What this task involves »
Would you write out the listing verbatim and skip every picture in it?

------ Data excerpt

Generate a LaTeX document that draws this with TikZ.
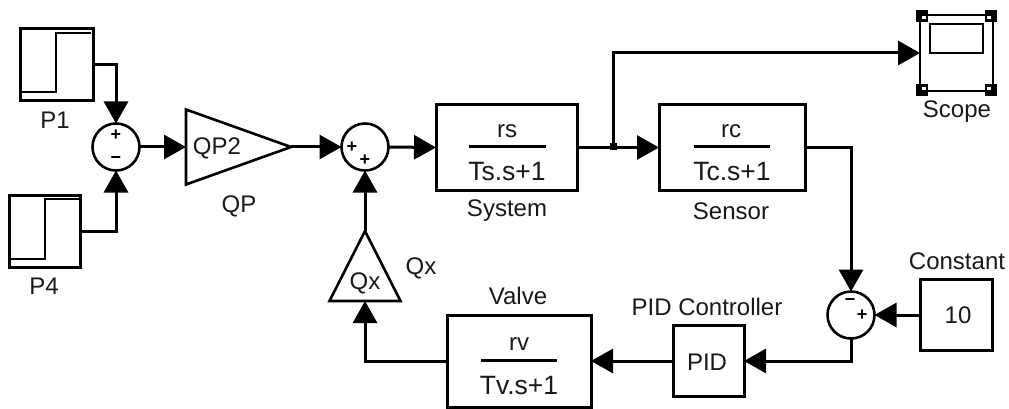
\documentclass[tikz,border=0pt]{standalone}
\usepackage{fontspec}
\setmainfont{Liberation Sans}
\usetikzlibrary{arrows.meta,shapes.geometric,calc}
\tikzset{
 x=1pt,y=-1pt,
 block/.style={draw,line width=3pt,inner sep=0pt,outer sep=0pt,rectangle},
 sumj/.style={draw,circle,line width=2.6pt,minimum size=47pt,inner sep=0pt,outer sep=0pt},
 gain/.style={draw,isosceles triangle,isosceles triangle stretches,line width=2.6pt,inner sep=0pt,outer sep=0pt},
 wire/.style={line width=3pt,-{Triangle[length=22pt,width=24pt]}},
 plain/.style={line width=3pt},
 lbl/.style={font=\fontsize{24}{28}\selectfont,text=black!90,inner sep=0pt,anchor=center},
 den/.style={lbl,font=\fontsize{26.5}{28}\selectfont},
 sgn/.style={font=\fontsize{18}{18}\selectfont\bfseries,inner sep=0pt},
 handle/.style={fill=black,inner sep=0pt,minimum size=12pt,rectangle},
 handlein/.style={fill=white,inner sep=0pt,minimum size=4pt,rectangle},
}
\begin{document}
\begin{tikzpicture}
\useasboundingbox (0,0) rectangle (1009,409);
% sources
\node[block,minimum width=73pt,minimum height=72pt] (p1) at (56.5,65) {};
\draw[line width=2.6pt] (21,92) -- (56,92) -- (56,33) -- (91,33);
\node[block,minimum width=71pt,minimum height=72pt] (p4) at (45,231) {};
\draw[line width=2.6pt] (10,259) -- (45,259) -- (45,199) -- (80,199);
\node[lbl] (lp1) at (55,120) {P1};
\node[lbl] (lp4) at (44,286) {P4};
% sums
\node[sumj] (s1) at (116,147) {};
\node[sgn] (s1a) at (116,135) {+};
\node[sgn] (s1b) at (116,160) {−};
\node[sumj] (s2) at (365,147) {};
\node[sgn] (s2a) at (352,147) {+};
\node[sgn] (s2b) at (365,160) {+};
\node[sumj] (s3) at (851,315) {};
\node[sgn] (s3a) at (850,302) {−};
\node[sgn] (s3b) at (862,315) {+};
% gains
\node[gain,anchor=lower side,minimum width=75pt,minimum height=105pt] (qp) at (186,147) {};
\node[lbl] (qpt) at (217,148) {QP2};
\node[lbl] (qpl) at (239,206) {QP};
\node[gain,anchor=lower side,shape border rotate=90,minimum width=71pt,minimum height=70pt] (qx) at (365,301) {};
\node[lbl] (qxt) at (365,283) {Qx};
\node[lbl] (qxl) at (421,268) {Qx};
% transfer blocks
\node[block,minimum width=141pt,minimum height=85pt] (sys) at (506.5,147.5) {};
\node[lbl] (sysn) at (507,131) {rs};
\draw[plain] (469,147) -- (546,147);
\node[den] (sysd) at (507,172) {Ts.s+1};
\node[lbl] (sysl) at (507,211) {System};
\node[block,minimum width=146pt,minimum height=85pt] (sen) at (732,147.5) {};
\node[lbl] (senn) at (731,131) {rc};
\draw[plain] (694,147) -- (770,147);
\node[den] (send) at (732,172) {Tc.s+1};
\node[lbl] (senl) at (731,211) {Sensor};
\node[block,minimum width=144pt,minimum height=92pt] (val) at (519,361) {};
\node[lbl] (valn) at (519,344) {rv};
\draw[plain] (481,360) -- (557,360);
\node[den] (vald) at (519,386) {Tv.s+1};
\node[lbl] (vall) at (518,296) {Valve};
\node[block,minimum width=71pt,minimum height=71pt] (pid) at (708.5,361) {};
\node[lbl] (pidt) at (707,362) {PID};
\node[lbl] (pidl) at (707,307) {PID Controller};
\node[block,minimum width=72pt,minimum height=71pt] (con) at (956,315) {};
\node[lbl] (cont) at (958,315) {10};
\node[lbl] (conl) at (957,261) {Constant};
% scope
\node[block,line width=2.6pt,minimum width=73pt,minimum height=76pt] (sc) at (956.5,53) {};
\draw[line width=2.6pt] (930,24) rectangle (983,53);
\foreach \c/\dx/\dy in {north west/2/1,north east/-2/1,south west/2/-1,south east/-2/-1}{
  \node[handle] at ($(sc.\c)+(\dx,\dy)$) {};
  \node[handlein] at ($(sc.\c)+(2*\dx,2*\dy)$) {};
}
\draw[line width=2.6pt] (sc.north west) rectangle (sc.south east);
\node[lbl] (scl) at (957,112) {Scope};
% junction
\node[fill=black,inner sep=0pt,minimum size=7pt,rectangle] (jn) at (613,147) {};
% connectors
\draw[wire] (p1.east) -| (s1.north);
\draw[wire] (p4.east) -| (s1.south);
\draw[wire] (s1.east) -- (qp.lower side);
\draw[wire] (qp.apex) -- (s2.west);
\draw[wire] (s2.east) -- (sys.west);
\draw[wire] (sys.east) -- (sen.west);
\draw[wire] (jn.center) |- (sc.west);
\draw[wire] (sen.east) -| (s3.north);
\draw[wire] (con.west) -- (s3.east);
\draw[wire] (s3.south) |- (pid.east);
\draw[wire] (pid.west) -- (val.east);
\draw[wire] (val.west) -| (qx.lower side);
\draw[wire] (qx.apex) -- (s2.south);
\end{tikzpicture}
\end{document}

------------

Task response »
Generate a LaTeX document that draws this with TikZ.
\documentclass[tikz,border=0pt]{standalone}
\usepackage{fontspec}
\setmainfont{Liberation Sans}
\usetikzlibrary{arrows.meta,shapes.geometric,calc}
\tikzset{
 x=1pt,y=-1pt,
 block/.style={draw,line width=3pt,inner sep=0pt,outer sep=0pt,rectangle},
 sumj/.style={draw,circle,line width=2.6pt,minimum size=47pt,inner sep=0pt,outer sep=0pt},
 gain/.style={draw,isosceles triangle,isosceles triangle stretches,line width=2.6pt,inner sep=0pt,outer sep=0pt},
 wire/.style={line width=3pt,-{Triangle[length=22pt,width=24pt]}},
 plain/.style={line width=3pt},
 lbl/.style={font=\fontsize{24}{28}\selectfont,text=black!90,inner sep=0pt,anchor=center},
 den/.style={lbl,font=\fontsize{26.5}{28}\selectfont},
 sgn/.style={font=\fontsize{18}{18}\selectfont\bfseries,inner sep=0pt},
 handle/.style={fill=black,inner sep=0pt,minimum size=12pt,rectangle},
 handlein/.style={fill=white,inner sep=0pt,minimum size=4pt,rectangle},
}
\begin{document}
\begin{tikzpicture}
\useasboundingbox (0,0) rectangle (1009,409);
% sources
\node[block,minimum width=73pt,minimum height=72pt] (p1) at (56.5,65) {};
\draw[line width=2.6pt] (21,92) -- (56,92) -- (56,33) -- (91,33);
\node[block,minimum width=71pt,minimum height=72pt] (p4) at (45,231) {};
\draw[line width=2.6pt] (10,259) -- (45,259) -- (45,199) -- (80,199);
\node[lbl] (lp1) at (55,120) {P1};
\node[lbl] (lp4) at (44,286) {P4};
% sums
\node[sumj] (s1) at (116,147) {};
\node[sgn] (s1a) at (116,135) {+};
\node[sgn] (s1b) at (116,160) {−};
\node[sumj] (s2) at (365,147) {};
\node[sgn] (s2a) at (352,147) {+};
\node[sgn] (s2b) at (365,160) {+};
\node[sumj] (s3) at (851,315) {};
\node[sgn] (s3a) at (850,302) {−};
\node[sgn] (s3b) at (862,315) {+};
% gains
\node[gain,anchor=lower side,minimum width=75pt,minimum height=105pt] (qp) at (186,147) {};
\node[lbl] (qpt) at (217,148) {QP2};
\node[lbl] (qpl) at (239,206) {QP};
\node[gain,anchor=lower side,shape border rotate=90,minimum width=71pt,minimum height=70pt] (qx) at (365,301) {};
\node[lbl] (qxt) at (365,283) {Qx};
\node[lbl] (qxl) at (421,268) {Qx};
% transfer blocks
\node[block,minimum width=141pt,minimum height=85pt] (sys) at (506.5,147.5) {};
\node[lbl] (sysn) at (507,131) {rs};
\draw[plain] (469,147) -- (546,147);
\node[den] (sysd) at (507,172) {Ts.s+1};
\node[lbl] (sysl) at (507,211) {System};
\node[block,minimum width=146pt,minimum height=85pt] (sen) at (732,147.5) {};
\node[lbl] (senn) at (731,131) {rc};
\draw[plain] (694,147) -- (770,147);
\node[den] (send) at (732,172) {Tc.s+1};
\node[lbl] (senl) at (731,211) {Sensor};
\node[block,minimum width=144pt,minimum height=92pt] (val) at (519,361) {};
\node[lbl] (valn) at (519,344) {rv};
\draw[plain] (481,360) -- (557,360);
\node[den] (vald) at (519,386) {Tv.s+1};
\node[lbl] (vall) at (518,296) {Valve};
\node[block,minimum width=71pt,minimum height=71pt] (pid) at (708.5,361) {};
\node[lbl] (pidt) at (707,362) {PID};
\node[lbl] (pidl) at (707,307) {PID Controller};
\node[block,minimum width=72pt,minimum height=71pt] (con) at (956,315) {};
\node[lbl] (cont) at (958,315) {10};
\node[lbl] (conl) at (957,261) {Constant};
% scope
\node[block,line width=2.6pt,minimum width=73pt,minimum height=76pt] (sc) at (956.5,53) {};
\draw[line width=2.6pt] (930,24) rectangle (983,53);
\foreach \c/\dx/\dy in {north west/2/1,north east/-2/1,south west/2/-1,south east/-2/-1}{
  \node[handle] at ($(sc.\c)+(\dx,\dy)$) {};
  \node[handlein] at ($(sc.\c)+(2*\dx,2*\dy)$) {};
}
\draw[line width=2.6pt] (sc.north west) rectangle (sc.south east);
\node[lbl] (scl) at (957,112) {Scope};
% junction
\node[fill=black,inner sep=0pt,minimum size=7pt,rectangle] (jn) at (613,147) {};
% connectors
\draw[wire] (p1.east) -| (s1.north);
\draw[wire] (p4.east) -| (s1.south);
\draw[wire] (s1.east) -- (qp.lower side);
\draw[wire] (qp.apex) -- (s2.west);
\draw[wire] (s2.east) -- (sys.west);
\draw[wire] (sys.east) -- (sen.west);
\draw[wire] (jn.center) |- (sc.west);
\draw[wire] (sen.east) -| (s3.north);
\draw[wire] (con.west) -- (s3.east);
\draw[wire] (s3.south) |- (pid.east);
\draw[wire] (pid.west) -- (val.east);
\draw[wire] (val.west) -| (qx.lower side);
\draw[wire] (qx.apex) -- (s2.south);
\end{tikzpicture}
\end{document}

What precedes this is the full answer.